--- BEGIN ---

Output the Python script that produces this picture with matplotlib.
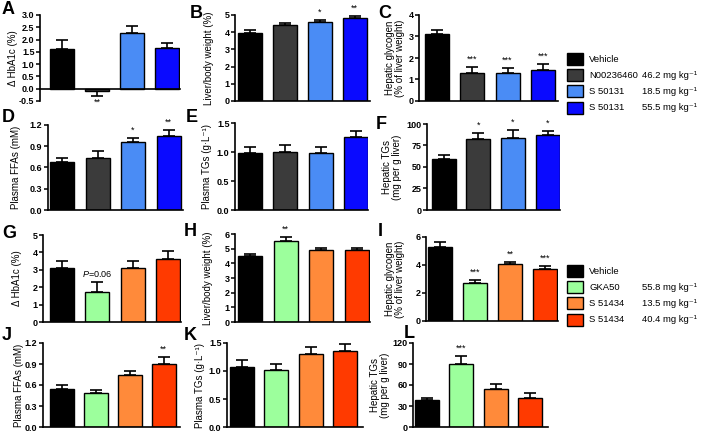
import matplotlib
matplotlib.use("Agg")
import matplotlib.pyplot as plt
from matplotlib.patches import Rectangle

plt.rcParams['font.family'] = ['Liberation Sans', 'DejaVu Sans']
plt.rcParams['mathtext.fontset'] = 'custom'
plt.rcParams['mathtext.it'] = 'Liberation Sans:italic'
plt.rcParams['mathtext.rm'] = 'Liberation Sans'

# ---------------- data ----------------
groups_top = ["Vehicle", "N00236460", "S 50131", "S 50131"]
doses_top = ["", "46.2 mg kg\u207b\u00b9", "18.5 mg kg\u207b\u00b9", "55.5 mg kg\u207b\u00b9"]
groups_bot = ["Vehicle", "GKA50", "S 51434", "S 51434"]
doses_bot = ["", "55.8 mg kg\u207b\u00b9", "13.5 mg kg\u207b\u00b9", "40.4 mg kg\u207b\u00b9"]

colors_top = ["#000000", "#3b3b3b", "#4a8cf5", "#0a0aff"]
colors_bot = ["#000000", "#9cff9c", "#ff8a3a", "#ff3a00"]

A_vals = [1.6, -0.1, 2.25, 1.65]; A_err = [0.38, 0.18, 0.3, 0.22]; A_sig = ["", "**", "", ""]
B_vals = [3.95, 4.4, 4.58, 4.8]; B_err = [0.2, 0.12, 0.12, 0.15]; B_sig = ["", "", "*", "**"]
C_vals = [3.1, 1.3, 1.3, 1.45]; C_err = [0.2, 0.28, 0.23, 0.28]; C_sig = ["", "***", "***", "***"]
D_vals = [0.68, 0.73, 0.96, 1.05]; D_err = [0.06, 0.1, 0.06, 0.08]; D_sig = ["", "", "*", "**"]
E_vals = [0.98, 1.0, 0.99, 1.26]; E_err = [0.1, 0.12, 0.09, 0.1]; E_sig = ["", "", "", ""]
F_vals = [59, 83, 84, 87]; F_err = [5, 6, 9, 5]; F_sig = ["", "*", "*", "*"]
G_vals = [3.1, 1.7, 3.1, 3.6]; G_err = [0.38, 0.6, 0.38, 0.5]; G_sig = ["", "$\\it{P}$=0.06", "", ""]
H_vals = [4.5, 5.5, 4.9, 4.9]; H_err = [0.12, 0.3, 0.15, 0.15]; H_sig = ["", "**", "", ""]
I_vals = [5.3, 2.7, 4.05, 3.7]; I_err = [0.35, 0.22, 0.15, 0.2]; I_sig = ["", "***", "**", "***"]
J_vals = [0.54, 0.49, 0.74, 0.9]; J_err = [0.06, 0.04, 0.06, 0.1]; J_sig = ["", "", "", "**"]
K_vals = [1.07, 1.02, 1.31, 1.36]; K_err = [0.12, 0.1, 0.12, 0.12]; K_sig = ["", "", "", ""]
L_vals = [39, 90, 54, 42]; L_err = [3, 12, 7, 6]; L_sig = ["", "***", "", ""]

A_ticks = [-0.5, 0.0, 0.5, 1.0, 1.5, 2.0, 2.5, 3.0]
B_ticks = [0, 1, 2, 3, 4, 5]
C_ticks = [0, 1, 2, 3, 4]
D_ticks = [0.0, 0.3, 0.6, 0.9, 1.2]
E_ticks = [0.0, 0.5, 1.0, 1.5]
F_ticks = [0, 25, 50, 75, 100]
G_ticks = [0, 1, 2, 3, 4, 5]
H_ticks = [0, 1, 2, 3, 4, 5, 6]
I_ticks = [0, 2, 4, 6]
J_ticks = [0.0, 0.3, 0.6, 0.9, 1.2]
K_ticks = [0.0, 0.5, 1.0, 1.5]
L_ticks = [0, 30, 60, 90, 120]

ylabels = {
    "A": "\u0394 HbA1c (%)", "B": "Liver/body weight (%)",
    "C": "Hepatic glycogen\n(% of liver weight)", "D": "Plasma FFAs (mM)",
    "E": "Plasma TGs (g\u00b7L\u207b\u00b9)", "F": "Hepatic TGs\n(mg per g liver)",
    "G": "\u0394 HbA1c (%)", "H": "Liver/body weight (%)",
    "I": "Hepatic glycogen\n(% of liver weight)", "J": "Plasma FFAs (mM)",
    "K": "Plasma TGs (g\u00b7L\u207b\u00b9)", "L": "Hepatic TGs\n(mg per g liver)",
}

# ---------------- layout (pixels) ----------------
W, H = 709, 436
fig = plt.figure(figsize=(W / 100, H / 100), dpi=100)

# name: (data, err, sig, ticks, colors, fmt, xl, xr, ytop, ybot, c0, spacing, label_right_px, letter_xy)
panels = [
    ("A", A_vals, A_err, A_sig, A_ticks, colors_top, "%.1f", 40, 180, 15, 101, 62, 35, 18, (2, 1)),
    ("B", B_vals, B_err, B_sig, B_ticks, colors_top, "%d", 235, 370, 15, 101, 249.5, 35, 214, (190, 5)),
    ("C", C_vals, C_err, C_sig, C_ticks, colors_top, "%d", 419, 558, 15, 101, 436.5, 35.5, 405, (378, 5)),
    ("D", D_vals, D_err, D_sig, D_ticks, colors_top, "%.1f", 48, 183, 125, 210, 62, 35.5, 21, (2, 109)),
    ("E", E_vals, E_err, E_sig, E_ticks, colors_top, "%.1f", 235, 368, 123, 210, 250, 35.3, 212, (186, 109)),
    ("F", F_vals, F_err, F_sig, F_ticks, colors_top, "%d", 427, 560, 124, 210, 444, 34.5, 402, (376, 116)),
    ("G", G_vals, G_err, G_sig, G_ticks, colors_bot, "%d", 43, 181, 235, 322, 61.5, 35.5, 22, (2, 225)),
    ("H", H_vals, H_err, H_sig, H_ticks, colors_bot, "%d", 235, 370, 234, 322, 250, 35.5, 213, (184, 223)),
    ("I", I_vals, I_err, I_sig, I_ticks, colors_bot, "%d", 426, 558, 237, 321, 440, 35, 405, (378, 223)),
    ("J", J_vals, J_err, J_sig, J_ticks, colors_bot, "%.1f", 43, 180, 343, 427, 61.5, 34, 24, (2, 327)),
    ("K", K_vals, K_err, K_sig, K_ticks, colors_bot, "%.1f", 227, 363, 343, 427, 241.5, 34.5, 205, (184, 327)),
    ("L", L_vals, L_err, L_sig, L_ticks, colors_bot, "%d", 413, 548, 343, 427, 426.5, 34.5, 390, (404, 325)),
]

bar_px = 24
for (name, vals, err, sig, ticks, cols, fmt, xl, xr, ytop, ybot, c0, sp,
     lab_r, letter_xy) in panels:
    ax = fig.add_axes([xl / W, 1 - ybot / H, (xr - xl) / W, (ybot - ytop) / H])
    x = list(range(len(vals)))
    ax.bar(x, vals, width=bar_px / sp, color=cols, edgecolor="black", linewidth=1.0, zorder=2)
    lo = [e if v < 0 else 0 for v, e in zip(vals, err)]
    hi = [0 if v < 0 else e for v, e in zip(vals, err)]
    ax.errorbar(x, vals, yerr=[lo, hi], fmt="none", ecolor="black", elinewidth=1.2,
                capsize=4.2, capthick=1.2, zorder=1)
    ax.set_xlim((xl - c0) / sp, (xr - c0) / sp)
    ax.set_ylim(ticks[0], ticks[-1])
    ax.set_yticks(ticks)
    ax.set_yticklabels([fmt % t for t in ticks], fontsize=6.5, fontweight="bold")
    ax.set_xticks([])
    rng = ticks[-1] - ticks[0]
    for xi, v, e, s in zip(x, vals, err, sig):
        if not s:
            continue
        if v < 0:
            ax.text(xi, v - e - 0.03 * rng, s, ha="center", va="top", fontsize=6.5)
        else:
            ax.text(xi, v + e + 0.04 * rng, s, ha="center", va="bottom", fontsize=6.5)
    for sp_name in ("top", "right"):
        ax.spines[sp_name].set_visible(False)
    ax.spines["left"].set_linewidth(1.2)
    ax.spines["bottom"].set_linewidth(1.2)
    if ticks[0] < 0:
        ax.spines["bottom"].set_position(("data", 0))
    ax.tick_params(axis="y", direction="out", length=3, width=1.1, pad=1.0)
    ax.set_facecolor("none")
    ax.set_ylabel(ylabels[name], fontsize=7, linespacing=1.0)
    ax.yaxis.set_label_coords((lab_r - xl) / (xr - xl), 0.5)
    fig.text(letter_xy[0] / W, 1 - letter_xy[1] / H, name, fontsize=13, fontweight="bold",
             ha="left", va="top")

# ---------------- legends ----------------
def draw_legend(y_first, names, doses, cols):
    lax = fig.add_axes([0, 0, 1, 1], facecolor="none")
    lax.set_xlim(0, W)
    lax.set_ylim(H, 0)
    lax.axis("off")
    for i, (n, d, c) in enumerate(zip(names, doses, cols)):
        yc = y_first + i * 16.2
        lax.add_patch(Rectangle((567, yc - 6), 16, 12, facecolor=c, edgecolor="black", linewidth=1.0))
        lax.text(589, yc, n, fontsize=6.8, va="center", ha="left")
        if d:
            lax.text(642, yc, d, fontsize=6.8, va="center", ha="left")

draw_legend(59, groups_top, doses_top, colors_top)
draw_legend(271, groups_bot, doses_bot, colors_bot)

fig.savefig("out.png", dpi=100)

--- END ---

◆ Exercise:
Extract the lines exactly, please: the first line of the listing, the line with "from matplotlib.patches import Rectangle", and every line between them, but no pictures.

◆ Full output:
Output the Python script that produces this picture with matplotlib.
import matplotlib
matplotlib.use("Agg")
import matplotlib.pyplot as plt
from matplotlib.patches import Rectangle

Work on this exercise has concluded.